Dengan meningkatnya kepercayaan terhadap lembaga peradilan, bisa dipastikan masyarakat semakin taat hukum. Lebih dari itu, budaya sadar hukum akan terbentuk di berbagai lapisan masyarakat. ”Tumbuhnya kepercayaan masyarakat pada dunia peradilan adalah bagian yang sangat mendasar dari tumbuhnya kepercayaan masyarakat pada hukum. Kita ingin dalam masyarakat tumbuh budaya sadar dan taat hukum sehingga kerja-kerja para penegak hukum pun menjadi lebih ringan,” tutur Presiden.
Selain pengawasan, Presiden mengingatkan pentingnya peningkatan kualitas sumber daya manusia (SDM) hakim dan calon hakim. Sebab, kualitas SDM diyakini berpengaruh pada kualitas putusan pengadilan. Semakin baik kualitas hakim dan calon hakim, semakin baik pula putusan yang ditetapkan pengadilan.
Capaian MA
Hatta Ali memaparkan Laporan Tahunan MA 2019. Saat itu dia menyebutkan, selama 2019, beban perkara yang harus diselesaikan 20.275 perkara. Pada akhir tahun, perkara yang belum diselesaikan tersisa tinggal 217 perkara ”Ini sisa perkara terendah dalam sejarah Mahkamah Agung,” kata Hatta.

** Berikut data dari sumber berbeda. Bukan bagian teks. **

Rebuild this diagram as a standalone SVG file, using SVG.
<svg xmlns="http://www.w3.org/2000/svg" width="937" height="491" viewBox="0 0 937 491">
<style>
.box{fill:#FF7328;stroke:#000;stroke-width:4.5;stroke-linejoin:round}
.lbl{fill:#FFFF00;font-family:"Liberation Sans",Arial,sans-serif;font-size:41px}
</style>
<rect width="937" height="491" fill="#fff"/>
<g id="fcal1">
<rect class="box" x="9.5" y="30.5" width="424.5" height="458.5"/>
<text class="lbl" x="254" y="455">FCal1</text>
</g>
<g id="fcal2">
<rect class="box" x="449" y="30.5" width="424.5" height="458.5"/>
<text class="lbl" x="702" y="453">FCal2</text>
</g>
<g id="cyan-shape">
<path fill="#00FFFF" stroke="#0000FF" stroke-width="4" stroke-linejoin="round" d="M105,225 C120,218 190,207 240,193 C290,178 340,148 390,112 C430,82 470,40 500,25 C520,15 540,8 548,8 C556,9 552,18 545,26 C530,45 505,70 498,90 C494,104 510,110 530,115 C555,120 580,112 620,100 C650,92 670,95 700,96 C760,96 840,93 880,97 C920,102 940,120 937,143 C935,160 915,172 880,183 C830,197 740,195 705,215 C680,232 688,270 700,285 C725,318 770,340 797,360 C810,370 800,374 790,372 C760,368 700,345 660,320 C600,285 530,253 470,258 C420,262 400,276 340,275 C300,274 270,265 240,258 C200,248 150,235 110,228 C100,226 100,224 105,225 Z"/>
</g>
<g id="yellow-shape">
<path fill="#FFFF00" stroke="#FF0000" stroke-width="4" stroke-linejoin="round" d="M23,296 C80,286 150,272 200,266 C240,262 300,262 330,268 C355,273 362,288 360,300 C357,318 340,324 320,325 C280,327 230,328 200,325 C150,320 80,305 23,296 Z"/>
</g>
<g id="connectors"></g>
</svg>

Prestasi itu menjadi salah satu di antara prestasi MA lain yang dipaparkannya. Meski demikian, Hatta tidak menampik masih ada persoalan yang dihadapi MA. Persoalan dimaksud, tidak sedikit publik yang masih belum percaya pada lembaga peradilan.
Kalau hakim nakal dibiarkan, lama-lama masyarakat tidak percaya saat kami menangani perkara.

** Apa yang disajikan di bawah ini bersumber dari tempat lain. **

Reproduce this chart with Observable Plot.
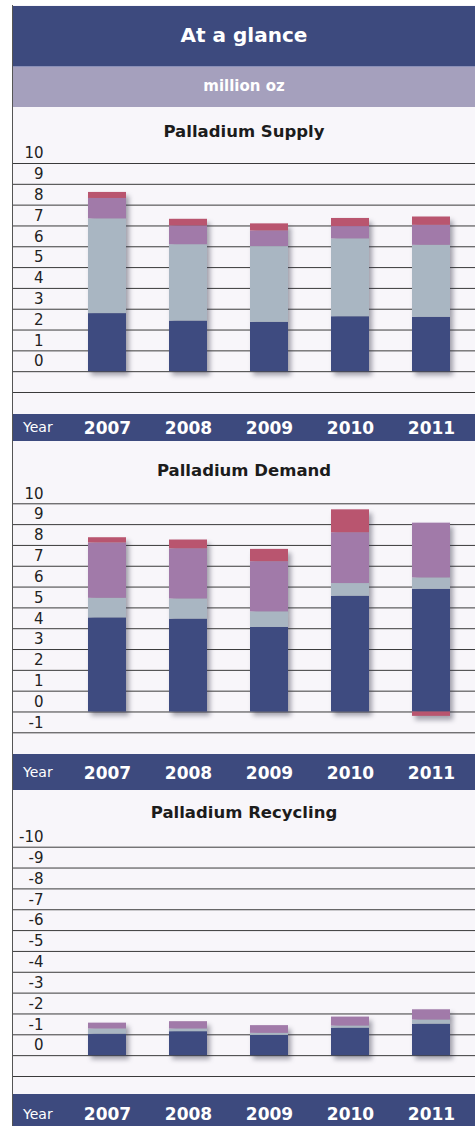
<!DOCTYPE html>
<html>
<head>
<meta charset="utf-8">
<script src="https://cdn.jsdelivr.net/npm/d3@7"></script>
<script src="https://cdn.jsdelivr.net/npm/@observablehq/plot@0.6"></script>
<style>
  html, body { margin: 0; padding: 0; background: #ffffff; }
  body { width: 475px; height: 1126px; overflow: hidden; position: relative; font-family: "DejaVu Sans", sans-serif; }
  #frame { position: absolute; left: 12px; top: 5px; width: 463px; height: 1121px; background: #f8f6fa; border-left: 1px solid #555; }
  .band { position: absolute; left: 13px; width: 462px; background: #3d4a7e; }
  .head { top: 6px; height: 60px; color: #fff; font-weight: bold; font-size: 20px; text-align: center; line-height: 58px; }
  .sub { position: absolute; left: 13px; width: 462px; top: 66px; height: 41px; background: #a5a0bd; border-top: 1px solid #8a90b8; box-sizing: border-box; color: #fff; font-weight: bold; font-size: 15px; text-align: center; line-height: 38px; }
  .title { position: absolute; left: 13px; width: 462px; height: 24px; line-height: 24px; text-align: center; font-weight: bold; font-size: 16.5px; color: #1c1c1c; }
  .year { position: absolute; color: #fff; font-size: 14px; }
  .chart { position: absolute; left: 0; }
</style>
</head>
<body>
<div id="frame"></div>
<div class="band head">At a glance</div>
<div class="sub">million oz</div>

<div class="title" style="top:120px">Palladium Supply</div>
<div class="band" style="top:414px;height:27px"><span class="year" style="left:10px;top:5px">Year</span></div>
<div class="chart" id="supply" style="top:145px"></div>

<div class="title" style="top:459px">Palladium Demand</div>
<div class="band" style="top:754px;height:36px"><span class="year" style="left:10px;top:10px">Year</span></div>
<div class="chart" id="demand" style="top:485px"></div>

<div class="title" style="top:801px">Palladium Recycling</div>
<div class="band" style="top:1094px;height:32px"><span class="year" style="left:10px;top:12px">Year</span></div>
<div class="chart" id="recycling" style="top:828px"></div>

<script>
// ---- Data (million oz) ----
const years = ["2007", "2008", "2009", "2010", "2011"];

// Supply
const supplySeries = ["South Africa", "Russia", "North America", "Others"];
const supplySouthAfrica = [2.79, 2.43, 2.37, 2.64, 2.61];
const supplyRussia      = [4.55, 3.67, 3.64, 3.74, 3.46];
const supplyNorthAmerica= [0.98, 0.90, 0.75, 0.59, 0.96];
const supplyOthers      = [0.29, 0.32, 0.34, 0.39, 0.40];
const supplyTicks = [0, 1, 2, 3, 4, 5, 6, 7, 8, 9, 10];
const supplyGrid  = [-1, 0, 1, 2, 3, 4, 5, 6, 7, 8, 9, 10];

// Demand
const demandSeries = ["Autocatalyst", "Jewellery", "Industrial", "Investment"];
const demandAutocatalyst = [4.52, 4.46, 4.06, 5.56, 5.89];
const demandJewellery    = [0.94, 0.97, 0.75, 0.61, 0.55];
const demandIndustrial   = [2.66, 2.41, 2.41, 2.44, 2.63];
const demandInvestment   = [0.25, 0.42, 0.59, 1.10, -0.21];
const demandTicks = [-1, 0, 1, 2, 3, 4, 5, 6, 7, 8, 9, 10];
const demandGrid  = [-1, 0, 1, 2, 3, 4, 5, 6, 7, 8, 9, 10];

// Recycling (negative supply)
const recyclingSeries = ["Autocatalyst", "Jewellery", "Electronics"];
const recyclingAutocatalyst = [-1.03, -1.15, -0.97, -1.32, -1.51];
const recyclingJewellery    = [-0.25, -0.13, -0.10, -0.10, -0.20];
const recyclingElectronics  = [-0.28, -0.35, -0.37, -0.43, -0.49];
const recyclingTicks = [-10, -9, -8, -7, -6, -5, -4, -3, -2, -1, 0];
const recyclingGrid  = [-10, -9, -8, -7, -6, -5, -4, -3, -2, -1, 0, 1];

const colors4 = ["#3e4b80", "#a9b6c2", "#a17aa9", "#b9556f"];

function rows(series, arrays) {
  const out = [];
  series.forEach((s, i) => years.forEach((y, j) => out.push({year: y, series: s, value: arrays[i][j]})));
  return out;
}

function chart({data, series, domain, reverse, ticks, grid, height, marginTop, marginBottom, xPad}) {
  const ML = 65, MR = 2;
  const p = Plot.plot({
    width: 475,
    height,
    marginLeft: ML,
    marginRight: MR,
    marginTop,
    marginBottom,
    style: {background: "transparent", fontFamily: "DejaVu Sans", overflow: "visible", color: "#222"},
    x: {type: "band", domain: years, paddingInner: 0.534, paddingOuter: 0.267, label: null},
    y: {domain, reverse, label: null},
    color: {domain: series, range: colors4.slice(0, series.length)},
    marks: [
      Plot.ruleY(grid, {stroke: "#3a3a3a", strokeWidth: 1, insetLeft: -(ML - 13), insetRight: -MR}),
      Plot.axisY(ticks, {anchor: "left", tickSize: 0, tickPadding: 22, dy: -10, fontSize: 15,
        tickFormat: d => String(d), label: null, color: "#222"}),
      Plot.barY(data, Plot.stackY({x: "year", y: "value", fill: "series", order: series})),
      Plot.axisX({anchor: "bottom", tickSize: 0, tickPadding: xPad, fontSize: 17, fontWeight: "bold",
        color: "#ffffff", label: null})
    ]
  });
  p.querySelectorAll('g[aria-label="bar"]').forEach(g => {
    g.style.filter = "drop-shadow(3px 4px 2.5px rgba(50,50,70,0.45))";
  });
  return p;
}

document.getElementById("supply").appendChild(chart({
  data: rows(supplySeries, [supplySouthAfrica, supplyRussia, supplyNorthAmerica, supplyOthers]),
  series: supplySeries, domain: [-1, 10], reverse: false,
  ticks: supplyTicks, grid: supplyGrid,
  height: 296, marginTop: 18, marginBottom: 49, xPad: 29
}));

document.getElementById("demand").appendChild(chart({
  data: rows(demandSeries, [demandAutocatalyst, demandJewellery, demandIndustrial, demandInvestment]),
  series: demandSeries, domain: [-1, 10], reverse: false,
  ticks: demandTicks, grid: demandGrid,
  height: 305, marginTop: 18.3, marginBottom: 57.7, xPad: 34
}));

document.getElementById("recycling").appendChild(chart({
  data: rows(recyclingSeries, [recyclingAutocatalyst, recyclingJewellery, recyclingElectronics]),
  series: recyclingSeries, domain: [-10, 1], reverse: true,
  ticks: recyclingTicks, grid: recyclingGrid,
  height: 298, marginTop: 18.7, marginBottom: 50, xPad: 31
}));
</script>
</body>
</html>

Untuk memulihkan kepercayaan publik itu, MA telah menjatuhkan hukuman disiplin kepada 179 hakim, hakim ad hoc, dan aparatur peradilan lainnya. Mereka terbukti melakukan pelanggaran. Kemudian, MA dan Komisi Yudisial juga telah menjatuhkan hukuman disiplin berat pada empat hakim. ”Kalau hakim nakal dibiarkan, lama-lama masyarakat tidak percaya saat kami menangani perkara,” ujar Juru Bicara MA Andi Samsan Nganro.
Andi selaku Ketua Muda Bidang Pengawasan MA berkomitmen akan terus memperketat pengawasan pada hakim. Selain hakim, perilaku 23.000 PNS yang bekerja di lingkungan MA juga diawasi. Sebab, tindak tanduk mereka ikut memengaruhi kepercayaan publik kepada MA. Ketua MPR Bambang Soesatyo mengapresiasi capaian-capaian MA. Namun, dia mengingatkan agar MA tidak cepat berpuas diri.
Sejumlah hal masih perlu diperbaiki, seperti kemudahan akses informasi sistem peradilan, kecepatan sekaligus ketepatan penanganan perkara, serta memberantas mental korup aparatur peradilan. ”Jangan sampai akibat lambannya pembenahan yang dilakukan MA sebagai leading sector peradilan, rakyat mencari keadilan di jalan. MA harus senantiasa melakukan otokritik, pembenahan, sekaligus tidak imun kritik,” kata Bambang.